In February 2014, the investment companies Capvis AG and Partners Group Holding AG jointly acquired VAT. VAT was listed on the SIX Swiss Exchange in 2016.

In 2022, VAT's net sales exceeded the CHF 1 billion mark for the first time. In February 2023, CEO Mike Allison (60) announced his resignation at the end of the 2023 financial year.
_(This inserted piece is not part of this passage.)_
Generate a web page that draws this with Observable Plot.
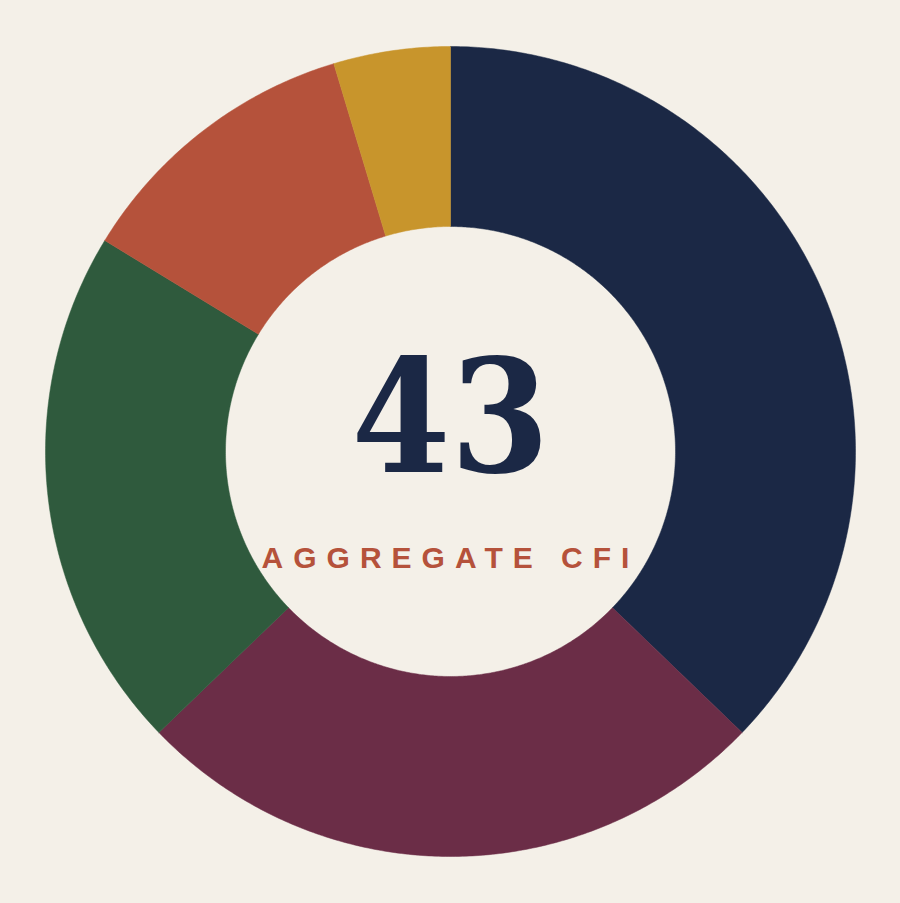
<!DOCTYPE html>
<html>
<head>
<meta charset="utf-8">
<script src="https://cdn.jsdelivr.net/npm/d3@7"></script>
<script src="https://cdn.jsdelivr.net/npm/@observablehq/plot@0.6"></script>
<style>
  html, body { margin: 0; padding: 0; background: #f4f0e8; }
  #chart { width: 900px; height: 903px; }
</style>
</head>
<body>
<div id="chart"></div>
<script>
const categories = ["A", "B", "C", "D", "E"];
const values = [16, 11, 9, 5, 2];
const colors = ["#1b2845", "#6b2d47", "#2f5a3d", "#b5523b", "#c8952c"];
const centerValue = "43";
const centerLabel = "AGGREGATE CFI";

const W = 900, H = 903;
const cx = 450, cy = 451, rOuter = 405, rInner = 225;

const pie = d3.pie().sort(null).value(d => d.value);
const arcs = pie(categories.map((c, i) => ({category: c, value: values[i]})));

// Build slice outlines (in pixel-space data units) from the pie angles
const pts = [];
for (const a of arcs) {
  const n = Math.max(8, Math.ceil((a.endAngle - a.startAngle) * 120));
  const ring = [];
  for (let k = 0; k <= n; k++) {
    const t = a.startAngle + (a.endAngle - a.startAngle) * k / n;
    ring.push([cx + rOuter * Math.sin(t), cy - rOuter * Math.cos(t)]);
  }
  for (let k = n; k >= 0; k--) {
    const t = a.startAngle + (a.endAngle - a.startAngle) * k / n;
    ring.push([cx + rInner * Math.sin(t), cy - rInner * Math.cos(t)]);
  }
  ring.push(ring[0]);
  for (const [x, y] of ring) pts.push({category: a.data.category, x, y});
}

const chart = Plot.plot({
  width: W,
  height: H,
  margin: 0,
  style: {background: "#f4f0e8"},
  x: {domain: [0, W], range: [0, W], axis: null},
  y: {domain: [0, H], range: [0, H], axis: null},
  color: {domain: categories, range: colors},
  marks: [
    Plot.line(pts, {x: "x", y: "y", z: "category", fill: "category", stroke: "category", strokeWidth: 0.5, curve: "linear"}),
    Plot.text([centerValue], {
      x: () => cx, y: () => 471, text: d => d,
      fontFamily: "DejaVu Serif", fontWeight: "bold", fontSize: 158,
      fill: "#1b2845", textAnchor: "middle", lineAnchor: "bottom",
      className: "center-value"
    }),
    Plot.text([centerLabel], {
      x: () => 450, y: () => 567, text: d => d,
      fontFamily: "Liberation Sans", fontWeight: "bold", fontSize: 30,
      fill: "#b5523b", textAnchor: "middle", lineAnchor: "bottom",
      className: "center-label"
    })
  ]
});
d3.select(chart).selectAll(".center-value text").style("font-stretch", "condensed");
d3.select(chart).selectAll(".center-label text").attr("letter-spacing", "10px");
document.getElementById("chart").append(chart);
</script>
</body>
</html>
On July 27, 2023, the Board of Directors appointed Urs Gantner (53), previously Executive Vice President of VAT's own Semiconductor Solutions Group, as CEO of VAT from January 1, 2024. Also in 2023 the company invested in both R&D – with the start of the construction of the new Innovation Center in Haag – and further capacity expansions in Malaysia with the completion of Plant 1B in Malaysia.

== Sustainability ==
Source:

Based on a first-time materiality assessment, the improved measurement of greenhouse gas emissions and the integration of ESG performance into medium-term strategic and operational planning, VAT published its sustainability targets for the period 2022 to 2030 for the first time in 2022:

- 50% less CO_{2} emissions by 2025 (reference year: 2022)
- 25% women in management positions by 2027
- 23% women in new hires by 2027
- 25% women among new hires by 2030

=== Emissions ===
VAT's greenhouse gas emissions (Scope 1 and 2 according to the GHG Protocol) remained almost static from 12.6 tons in 2022 to 12.8 tons in 2023 in relation to net sales. The company also increased its total use of renewable energy by 6% in 2022 compared to 2021. The consumption of self-generated solar power amounted to 2.18 million kWh (2021: 2.07 kWh).

=== Equal pay and commitment ===
VAT has been Fair-ON-Pay certified since 2021. The analysis showed that there are no statistically significant differences between pay levels for men and women, and as a result, VAT received an upgraded certificate to Fair-ON-Pay Advanced in 2023 In 2022, the company improved its score on the annual employee engagement index for the sixth time in a row, achieving an overall score of 4.09 (2022: 3.94) of a maximum: 5.0.